Reviewed by Dennis Schwartz
Based on the 1943 book by Austrian writer Vicki Baum. She wrote the Grand Hotel , which was made into a 1932 film. The same formula used there is used again here The little regarded director Peter Godfrey (“The Great Jewel Robber”/”Christmas in Connecticut”) helms it with efficiency, while writers Alvah Bessie & Jo Pagano keep the war drama busy with non-stop melodrama and intrigue.
It’s set in 1945, at the ritzy Hotel Berlin, during the last days of the Third Reich. The lives of those at the hotel intermingle. The Gestapo believe an underground leader and recent escapee from Dachau, Martin Richter (Helmut Dantine), is hiding in the hotel and conduct a search of all the rooms. A waiter (Frank Reicher) from the underground disguises the hunted escapee as a waiter, and he serves a meal in the luxury suite of the famed theater actress Lisa Dorn (Andrea King), an opportunistic Nazi. She’s romantically linked with the snobbish, arrogant, old-line staff General Van Dahnwitz (Raymond Massey), who was part of a conspiracy to kill Hitler and is now blacklisted. The others who took part in the failed attempt have already been executed. The general’s friend, the oily survivalist diplomat, Baron Von Stetten (Henry Daniell), warns the general his time is up and he must kill himself. With that he looks for other ways to escape his fate, but he’s turned down by Lisa when he proposes marriage and his plan to fly to Sweden to flee the country is dashed when the Baron tells him the Gestapo know of his plans.

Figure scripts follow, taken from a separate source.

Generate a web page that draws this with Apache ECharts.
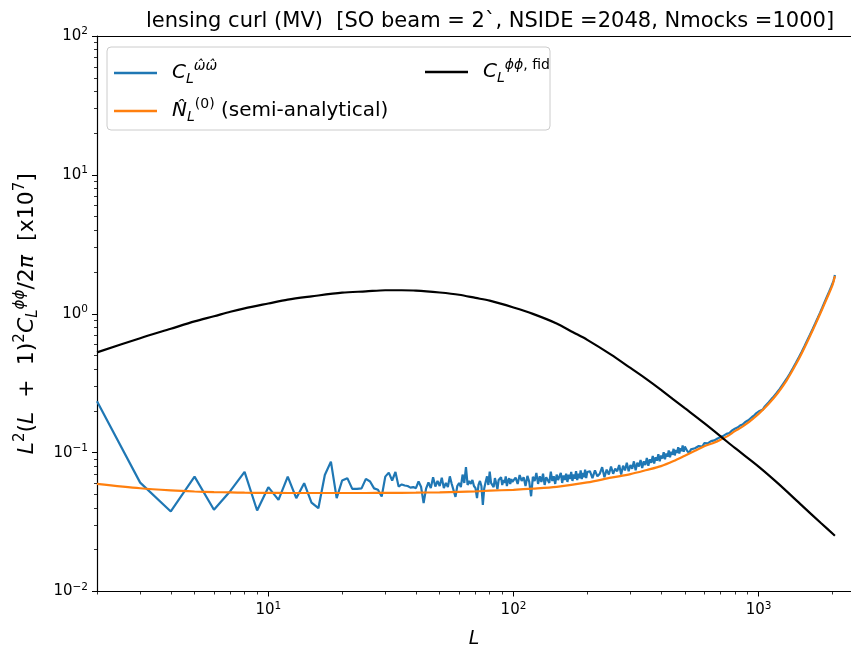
<!DOCTYPE html>
<html><head><meta charset="utf-8">
<script src="https://cdn.jsdelivr.net/npm/echarts@6/dist/echarts.min.js"></script>
<style>html,body{margin:0;padding:0;background:#fff}#c{width:851px;height:646px}</style>
</head><body><div id="c"></div>
<script>
const titleText = 'lensing curl (MV)  [SO beam = 2`, NSIDE =2048, Nmocks =1000]';
const xRange = [2, 2382];
const yRange = [0.01, 100];
const xMajorTicks = [10, 100, 1000];
const xMinorTicks = [2,3,4,5,6,7,8,9,20,30,40,50,60,70,80,90,200,300,400,500,600,700,800,900,2000];
const yMajorTicks = [0.01, 0.1, 1, 10, 100];
const yMinorTicks = [0.02,0.03,0.04,0.05,0.06,0.07,0.08,0.09,0.2,0.3,0.4,0.5,0.6,0.7,0.8,0.9,2,3,4,5,6,7,8,9,20,30,40,50,60,70,80,90];

// fiducial C_L^phiphi
const fidL = [2,3,4,5,6,7,8,10,12,15,20,25,30,35,40,50,60,70,80,100,120,150,175,200,250,300,350,400,500,600,700,800,1000,1200,1500,1800,2048];
const fidV = [0.527,0.667,0.780,0.881,0.959,1.033,1.094,1.186,1.265,1.334,1.419,1.449,1.476,1.476,1.469,1.422,1.370,1.300,1.242,1.109,0.998,0.851,0.736,0.649,0.508,0.407,0.337,0.283,0.209,0.163,0.131,0.108,0.0793,0.060,0.0417,0.0310,0.0252];

// semi-analytical N0
const n0L = [2,3,4,5,6,7,8,10,12,15,20,25,30,40,50,60,70,80,100,120,150,200,250,300,350,400,450,500,550,600,650,700,750,800,850,900,950,1000,1100,1200,1300,1400,1500,1600,1700,1800,1900,2000,2048];
const n0V = [0.0596,0.0554,0.0535,0.0525,0.052,0.0517,0.0515,0.0513,0.0512,0.0512,0.0512,0.0512,0.0513,0.0515,0.0518,0.0522,0.0526,0.0532,0.054,0.055,0.0567,0.061,0.066,0.070,0.075,0.080,0.087,0.095,0.103,0.111,0.117,0.124,0.132,0.143,0.152,0.163,0.176,0.19,0.225,0.27,0.33,0.413,0.52,0.658,0.828,1.038,1.294,1.60,1.87];

const blueSeg1 = {start: 2, step: 1};
const blueV1 = [0.234,0.0608,0.0377,0.0672,0.0388,0.053,0.0726,0.0383,0.0564,0.0457,0.0672,0.047,0.0602,0.0437,0.0398,0.069,0.0861,0.047,0.063,0.0655,0.0548,0.0548,0.0553,0.0647,0.062,0.0553,0.054,0.0483,0.0672,0.0718,0.063,0.0725,0.0569,0.059,
0.058,0.0575,0.056,0.0565,0.0555,0.062,0.0565,0.0433,0.055,0.061,0.0555,0.0665,0.057,0.0625,0.0575,0.066,0.0555,0.0605,0.0565,0.0675,0.0595,0.0615,0.048,0.0575,0.0605,0.0565,0.0695,0.0605,0.0785,0.0585,0.0625,0.0595,0.0635,0.0575,0.0555,0.047,0.0585,0.0625,0.0575,0.042,0.0555,0.0615,0.0675,0.0585,0.073,0.0605,0.0625,0.0565,0.0655,0.0605,0.0545,0.0635,0.0615,0.0665,0.0585,0.0635,0.0605,0.0675,0.0575,0.0625,0.0655,0.0595,0.0645,0.0615,0.0605];
const blueSeg2 = {start: 102, step: 2};
const blueV2 = [0.066,0.0595,0.069,0.0625,0.0665,0.0575,0.068,0.0615,0.0485,0.067,0.0625,0.0715,0.0595,0.0675,0.0615,0.0705,0.0585,0.0665,0.0685,0.0605,0.073,0.0625,0.0675,0.0595,0.0695,0.0635,0.0615,0.0715,0.0605,0.0685,0.0635,0.0705,0.0615,0.0695,0.0645,0.0725,0.0625,0.0695,0.065,0.0735,0.0635,0.0705,0.0655,0.0745,0.0645,0.0715,0.0665,0.0755,0.0655,0.0725];
const blueSeg3 = {start: 205, step: 5};
const blueV3 = [0.0735,0.0655,0.0745,0.0675,0.0705,0.0785,0.0665,0.0755,0.0695,0.0795,0.0705,0.0765,0.0735,0.0815,0.0695,0.0805,0.0745,0.0845,0.0735,0.0815,0.0765,0.0865,0.0745,0.0845,0.0795,0.0885,0.0775,0.0865,0.0815,0.0915,0.0805,0.0895,0.0845,0.0945,0.0835,0.0925,0.0875,0.0975,0.0865,0.0955,0.0905,0.1005,0.0895,0.0985,0.0935,0.1035,0.0925,0.1015,0.0965,0.1065,0.0955,0.1045,0.0995,0.1095,0.0985,0.1075,0.1025,0.1125,0.1015,0.1105];
const blueSeg4 = {start: 510, step: 10};
const blueV4 = [0.1035,0.0995,0.1055,0.1035,0.1075,0.106,0.1115,0.1085,0.1105,0.117,0.1135,0.1165,0.1145,0.121,0.1185,0.1225,0.1215,0.1265,0.1245,0.1295,0.1285,0.1325,0.1305,0.1365,0.1355,0.1385,0.1395,0.1445,0.1425,0.1485,0.1475,0.1515,0.1505,0.1565,0.1555,0.1595,0.1605,0.1655,0.1645,0.1695,0.1705,0.1745,0.1755,0.1805,0.1815,0.1855,0.1875,0.1925,0.1935,0.1975];
const blueSeg5 = {start: 1020, step: 20};
const blueV5 = [0.201,0.204,0.215,0.218,0.231,0.235,0.248,0.253,0.267,0.273,0.288,0.295,0.313,0.320,0.339,0.348,0.370,0.381,0.405,0.417,0.444,0.457,0.486,0.501,0.533,0.550,0.585,0.603,0.644,0.663,0.706,0.727,0.774,0.797,0.848,0.874,0.928,0.956,1.015,1.047,1.11,1.142,1.215,1.25,1.325,1.364,1.443,1.485,1.572,1.618,1.72,1.84];
const blueEnd = [[2048, 1.90]];

function segPairs(seg, vals) { return vals.map((v, i) => [seg.start + i * seg.step, v]); }
const blueData = [].concat(segPairs(blueSeg1, blueV1), segPairs(blueSeg2, blueV2), segPairs(blueSeg3, blueV3), segPairs(blueSeg4, blueV4), segPairs(blueSeg5, blueV5), blueEnd);
const fidData = fidL.map((l, i) => [l, fidV[i]]);
const n0Data = n0L.map((l, i) => [l, n0V[i]]);

const FF = 'DejaVu Sans';
function powLabel(v) {
  const e = Math.round(Math.log10(v));
  const es = (e < 0 ? '\u2212' : '') + Math.abs(e);
  return '{b|10}{e|' + es + '}';
}
const tickRich = {
  b: {fontFamily: FF, fontSize: 15, color: '#000'},
  e: {fontFamily: FF, fontSize: 10.5, color: '#000', padding: [0, 0, 9, 0]}
};
const legRich = {
  i: {fontFamily: FF, fontStyle: 'italic', fontSize: 20, color: '#000'},
  n: {fontFamily: FF, fontSize: 20, color: '#000'},
  sub: {fontFamily: FF, fontStyle: 'italic', fontSize: 14, color: '#000', padding: [12, 0, 0, 0]},
  sup: {fontFamily: FF, fontStyle: 'italic', fontSize: 14, color: '#000', padding: [0, 0, 14, 0]},
  supn: {fontFamily: FF, fontSize: 14, color: '#000', padding: [0, 0, 14, 0]},
  gap: {width: 10}
};
const names = {
  'Cww': '{gap|}{i|C}{sub|L}{sup|\u03C9\u0302\u03C9\u0302}',
  'N0': '{gap|}{i|N\u0302}{sub|L}{supn|(0)}{n| (semi-analytical)}',
  'Cfid': '{gap|}{i|C}{sub|L}{sup|\u03D5\u03D5}{supn|, fid}'
};
const yName = '{i|L}{s|2}{n|(}{i|L}{n|  +  1)}{s|2}{i|C}{b|L}{si|\u03D5\u03D5}{n|/2}{i|\u03C0}{n|  [x10}{s|7}{n|]}';

const chart = echarts.init(document.getElementById('c'), null, {renderer: 'canvas'});
chart.setOption({
  animation: false,
  backgroundColor: '#fff',
  title: {
    text: titleText, left: 485, top: 6, textAlign: 'center',
    textStyle: {fontFamily: FF, fontSize: 21, fontWeight: 'normal', color: '#000'}
  },
  grid: {left: 97, right: 0, top: 36, bottom: 54.5, show: false, containLabel: false, outerBoundsMode: 'none'},
  graphic: [{
    type: 'rect', z: 3, shape: {x: 107, y: 47, width: 443, height: 83, r: 4},
    style: {fill: 'rgba(255,255,255,0.8)', stroke: '#cccccc', lineWidth: 1}
  }],
  legend: [{
    data: ['Cww', 'N0'], orient: 'vertical', left: 114, top: 59, padding: 0, itemGap: 11,
    itemWidth: 43, itemHeight: 2.5, icon: 'rect', z: 5,
    formatter: n => names[n], textStyle: {rich: legRich, fontFamily: FF, fontSize: 20}
  }, {
    data: ['Cfid'], orient: 'vertical', left: 425, top: 58, padding: 0,
    itemWidth: 43, itemHeight: 2.5, icon: 'rect', z: 5,
    formatter: n => names[n], textStyle: {rich: legRich, fontFamily: FF, fontSize: 20}
  }],
  xAxis: [{
    type: 'log', logBase: 10, min: xRange[0], max: xRange[1],
    name: 'L', nameLocation: 'middle', nameGap: 38,
    nameTextStyle: {fontFamily: FF, fontStyle: 'italic', fontSize: 19, color: '#000'},
    axisLine: {show: true, lineStyle: {color: '#000', width: 1.2}},
    axisTick: {show: true, length: 5, lineStyle: {color: '#000', width: 1}, customValues: xMajorTicks},
    axisLabel: {show: true, margin: 9, customValues: xMajorTicks, formatter: powLabel, rich: tickRich},
    splitLine: {show: false}
  }, {
    type: 'log', logBase: 10, min: xRange[0], max: xRange[1], position: 'bottom',
    axisLine: {show: false},
    axisTick: {show: true, length: 3, lineStyle: {color: '#000', width: 0.8}, customValues: xMinorTicks},
    axisLabel: {show: false}, splitLine: {show: false}
  }, {
    type: 'log', logBase: 10, min: xRange[0], max: xRange[1], position: 'top',
    axisLine: {show: true, lineStyle: {color: '#000', width: 1.2}},
    axisTick: {show: false}, axisLabel: {show: false}, splitLine: {show: false}
  }],
  yAxis: [{
    type: 'log', logBase: 10, min: yRange[0], max: yRange[1],
    name: yName, nameLocation: 'middle', nameGap: 55, nameRotate: 90,
    nameTextStyle: {fontFamily: FF, fontSize: 22, color: '#000', rich: {
      i: {fontFamily: FF, fontStyle: 'italic', fontSize: 22, color: '#000'},
      n: {fontFamily: FF, fontSize: 22, color: '#000'},
      s: {fontFamily: FF, fontSize: 15, color: '#000', padding: [0, 0, 14, 0]},
      si: {fontFamily: FF, fontStyle: 'italic', fontSize: 15, color: '#000', padding: [0, 0, 14, 0]},
      b: {fontFamily: FF, fontStyle: 'italic', fontSize: 15, color: '#000', padding: [12, 0, 0, 0]}
    }},
    axisLine: {show: true, lineStyle: {color: '#000', width: 1.2}},
    axisTick: {show: true, length: 5, lineStyle: {color: '#000', width: 1}, customValues: yMajorTicks},
    axisLabel: {show: true, margin: 9, customValues: yMajorTicks, formatter: powLabel, rich: tickRich},
    splitLine: {show: false}
  }, {
    type: 'log', logBase: 10, min: yRange[0], max: yRange[1], position: 'left',
    axisLine: {show: false},
    axisTick: {show: true, length: 3, lineStyle: {color: '#000', width: 0.8}, customValues: yMinorTicks},
    axisLabel: {show: false}, splitLine: {show: false}
  }],
  series: [{
    name: 'Cww', type: 'line', data: blueData, showSymbol: false, symbol: 'none',
    lineStyle: {color: '#1f77b4', width: 2.2}, itemStyle: {color: '#1f77b4'}, z: 2
  }, {
    name: 'N0', type: 'line', data: n0Data, showSymbol: false, symbol: 'none', smooth: 0.3,
    lineStyle: {color: '#ff7f0e', width: 2.2}, itemStyle: {color: '#ff7f0e'}, z: 2
  }, {
    name: 'Cfid', type: 'line', data: fidData, showSymbol: false, symbol: 'none', smooth: 0.3,
    lineStyle: {color: '#000000', width: 2.2}, itemStyle: {color: '#000000'}, z: 2
  }]
});
</script></body></html>
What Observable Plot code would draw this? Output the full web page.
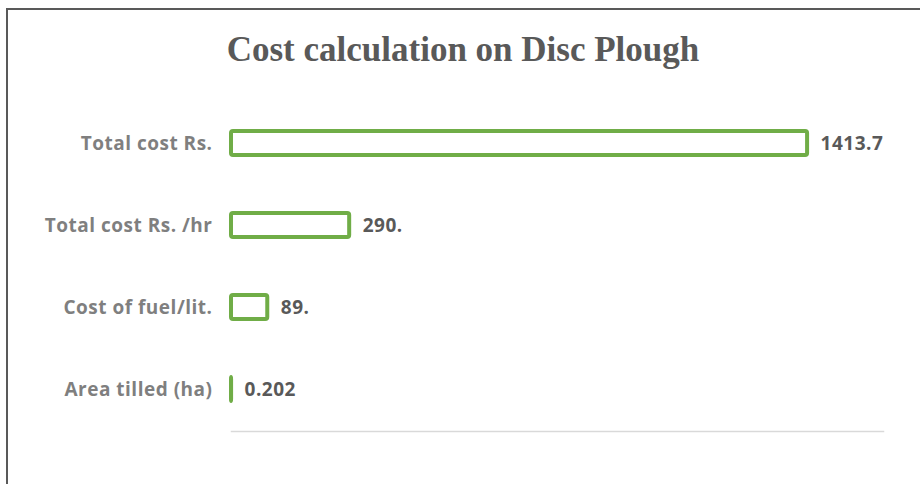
<!DOCTYPE html>
<html>
<head>
<meta charset="utf-8">
<script src="https://cdn.jsdelivr.net/npm/d3@7"></script>
<script src="https://cdn.jsdelivr.net/npm/@observablehq/plot@0.6"></script>
<style>
  html, body { margin: 0; padding: 0; background: #fff; }
  #wrap { position: relative; width: 920px; height: 484px; overflow: hidden; }
  #border { position: absolute; left: 6px; top: 8px; width: 930px; height: 500px;
            border-left: 2px solid #595959; border-top: 2px solid #595959; }
  #title { position: absolute; left: 0; top: 30px; width: 926px; text-align: center;
           font-family: "Liberation Serif", "Times New Roman", serif; font-weight: bold;
           font-size: 35px; line-height: 40px; color: #595959; }
  #chart { position: absolute; left: 0; top: 0; }
  #chart svg text { letter-spacing: 0.5px; }
</style>
</head>
<body>
<div id="wrap">
  <div id="border"></div>
  <div id="title">Cost calculation on Disc Plough</div>
  <div id="chart"></div>
</div>
<script>
const categories = ["Total cost Rs.", "Total cost Rs. /hr", "Cost of fuel/lit.", "Area tilled (ha)"];
const values = [1413.7, 290, 89, 0.202];
const valueLabels = ["1413.7", "290.", "89.", "0.202"];

const data = categories.map((c, i) => ({category: c, value: values[i], label: valueLabels[i]}));

const chart = Plot.plot({
  width: 920,
  height: 484,
  marginTop: 101,
  marginBottom: 53,
  marginLeft: 231,
  marginRight: 37,
  style: {fontFamily: "'Open Sans', sans-serif", background: "transparent"},
  x: {domain: [0, 1600], axis: null},
  y: {domain: categories, padding: 0, axis: null},
  marks: [
    Plot.frame({anchor: "bottom", stroke: "#d9d9d9", strokeWidth: 1.5}),
    Plot.barX(data, {
      y: "category", x1: 0, x2: "value",
      fill: "white", stroke: "#70ad47", strokeWidth: 4,
      insetTop: 29, insetBottom: 29, rx: 2
    }),
    Plot.text(data, {
      y: "category", x: "value", text: "label",
      textAnchor: "start", dx: 13, fill: "#595959",
      fontWeight: "bold", fontSize: 19
    }),
    Plot.text(data, {
      y: "category", text: "category", frameAnchor: "left",
      textAnchor: "end", dx: -19, fill: "#7f7f7f",
      fontWeight: "bold", fontSize: 19
    })
  ]
});
document.getElementById("chart").appendChild(chart);
</script>
</body>
</html>
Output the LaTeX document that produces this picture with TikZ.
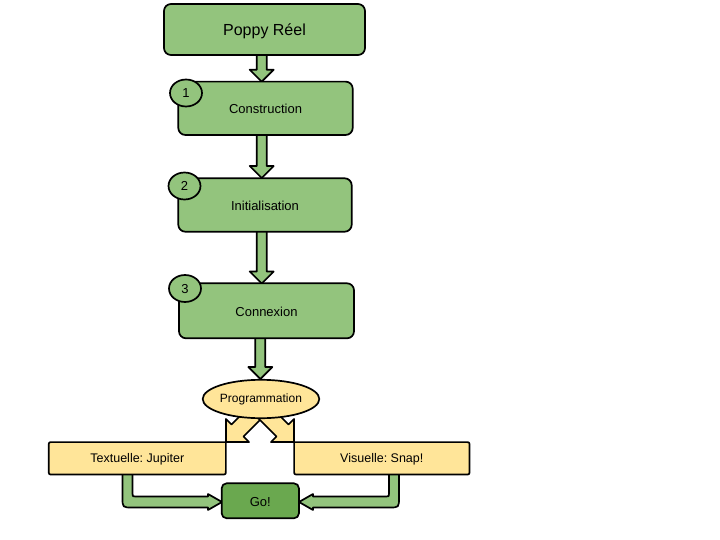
\documentclass[tikz,border=0pt]{standalone}
\usepackage{fontspec}
\setmainfont{Liberation Sans}
\usetikzlibrary{shapes.geometric,calc}
\pgfdeclarelayer{background}
\pgfdeclarelayer{mid}
\pgfsetlayers{background,mid,main}
\definecolor{gr}{HTML}{93C47D}
\definecolor{dgr}{HTML}{6AA84F}
\definecolor{yel}{HTML}{FFE599}
\tikzset{
  outl/.style={draw=black, line width=1.7pt, line join=round},
  gbox/.style={outl, fill=gr, rounded corners=7pt, inner sep=0pt, text height=11.2pt, text depth=0pt, font=\fontsize{13}{15}\selectfont},
  ybox/.style={inner sep=0pt, text height=9pt, text depth=0pt, font=\fontsize{12.5}{15}\selectfont},
  numcirc/.style={outl, fill=gr, ellipse, minimum width=32pt, minimum height=27pt, inner sep=0pt, text height=9.3pt, text depth=0pt, font=\fontsize{13}{15}\selectfont},
  garrow/.style={outl, fill=gr},
  yarrow/.style={outl, fill=yel}
}
\newcommand\fatdown[3]{% x, ystart, ytip
  \filldraw[garrow] (#1-5,#2) -- (#1-5,#3-12) -- (#1-12,#3-12) -- (#1,#3) -- (#1+12,#3-12) -- (#1+5,#3-12) -- (#1+5,#2) -- cycle;}
\begin{document}
\frenchspacing
\begin{tikzpicture}[x=1pt,y=-1pt]
\useasboundingbox (0,0) rectangle (720,540);
% nodes
\node[gbox, minimum width=201pt, minimum height=51pt, text height=11.8pt, font=\fontsize{16}{19}\selectfont] (poppy) at (264.5,29.5) {Poppy Réel};
\node[gbox, minimum width=174.4pt, minimum height=53.3pt] (cons) at (265.5,108.3) {Construction};
\node[gbox, minimum width=173.4pt, minimum height=53.4pt] (init) at (265,205) {Initialisation};
\node[gbox, minimum width=175pt, minimum height=55pt] (conn) at (266.5,310.8) {Connexion};
\node[numcirc] (c1) at (186,93) {1};
\node[numcirc] (c2) at (184.5,186) {2};
\node[numcirc] (c3) at (185,288.5) {3};
\node[outl, fill=yel, ellipse, minimum width=116.6pt, minimum height=38.4pt, inner sep=0pt, text height=7.2pt, text depth=0pt, font=\fontsize{12}{14}\selectfont] (prog) at (261,399) {Programmation};
\node[ybox, minimum width=176.7pt, minimum height=32pt] (text) at (137.3,458.3) {Textuelle: Jupiter};
\node[ybox, minimum width=175pt, minimum height=32pt] (vis) at (381.8,458.3) {Visuelle: Snap!};
\node[outl, fill=dgr, rounded corners=5pt, minimum width=77.3pt, minimum height=35pt, inner sep=0pt, text height=11.2pt, text depth=0pt, font=\fontsize{13}{15}\selectfont] (go) at (260.3,500.8) {Go!};
% yellow box outlines (one square corner each)
\begin{pgfonlayer}{mid}
\filldraw[outl, fill=yel] (text.north east) -- ($(text.south east)+(0,-4)$) .. controls (text.south east) .. ($(text.south east)+(-4,0)$) -- ($(text.south west)+(4,0)$) .. controls (text.south west) .. ($(text.south west)+(0,-4)$) -- ($(text.north west)+(0,4)$) .. controls (text.north west) .. ($(text.north west)+(4,0)$) -- cycle;
\filldraw[outl, fill=yel] (vis.north west) -- ($(vis.north east)+(-4,0)$) .. controls (vis.north east) .. ($(vis.north east)+(0,4)$) -- ($(vis.south east)+(0,-4)$) .. controls (vis.south east) .. ($(vis.south east)+(-4,0)$) -- ($(vis.south west)+(4,0)$) .. controls (vis.south west) .. ($(vis.south west)+(0,-4)$) -- cycle;
\end{pgfonlayer}
% connectors
\begin{pgfonlayer}{background}
\fatdown{261.7}{50}{81.7}
\fatdown{261.7}{130}{178}
\fatdown{261.7}{226}{283.5}
\fatdown{260.3}{333}{379}
% diagonal yellow arrows
\filldraw[yarrow] (226,442) -- (226,419) -- (231.5,424.5) -- (261.5,394.5) -- (273.5,406.5) -- (243.5,436.5) -- (249,442) -- cycle;
\filldraw[yarrow] (294,442) -- (294,419) -- (288.5,424.5) -- (258.5,394.5) -- (246.5,406.5) -- (276.5,436.5) -- (271,442) -- cycle;
% bent green arrows
\filldraw[garrow] (122.5,468) -- (122.5,497.5) .. controls (122.5,507.5) .. (132.5,507.5) -- (208,507.5) -- (208,510) -- (222,502) -- (208,494) -- (208,496.5) -- (135.5,496.5) .. controls (132.5,496.5) .. (132.5,493.5) -- (132.5,468) -- cycle;
\filldraw[garrow] (399,468) -- (399,497.5) .. controls (399,507.5) .. (389,507.5) -- (313,507.5) -- (313,510) -- (299,502) -- (313,494) -- (313,496.5) -- (386,496.5) .. controls (389,496.5) .. (389,493.5) -- (389,468) -- cycle;
\end{pgfonlayer}
\end{tikzpicture}
\end{document}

When the waiter who aided Richter is arrested, Richter wants to get out of the well-guarded hotel. He bargains with Lisa, who learns his true identity, that if she helps him he will see to it that the underground helps her flee Germany. She keeps her end of the bargain and he’s about to keep his, when the underground waiters overhear her lounge conversation with the Baron. He wants Lisa to flee the country with his friends to South America in a submarine and rebuild the Nazi party there, and for her to get back in the good graces with the Nazis she agrees to rat out where the underground hideout is.
The hotel hostess Tilli (Faye Emerson), yearning for a new pair of shoes, and hoping to get the big reward placed on Richter’s head, informs the Gestapo Commissioner Helm (George Coulouris) of a waiter’s jacket she found in Miss Dorn’s room when a maid let her look around. Lisa is then suspected by the Gestapo of helping Richter, and is in great danger. When Helm goes to her room to investigate, he encounters Richter there and is killed by him as they struggle.
At the underground hideaway for the Resistance fighters, the sickly genius scientist (Peter Lorre) has been released from Dachau after agreeing to help the Nazis but has changed his mind and shelters down with the underground. When it’s discovered that Lisa was to betray the location of the underground hideout, the disappointed Richter executes her. The film closes with American bomber planes flying over Berlin.
The film is no Casablanca, something Warner Bros. dearly wanted, but the neglected film has a great cast to keep it a decent film despite its bad guys being more colorful than the good guys.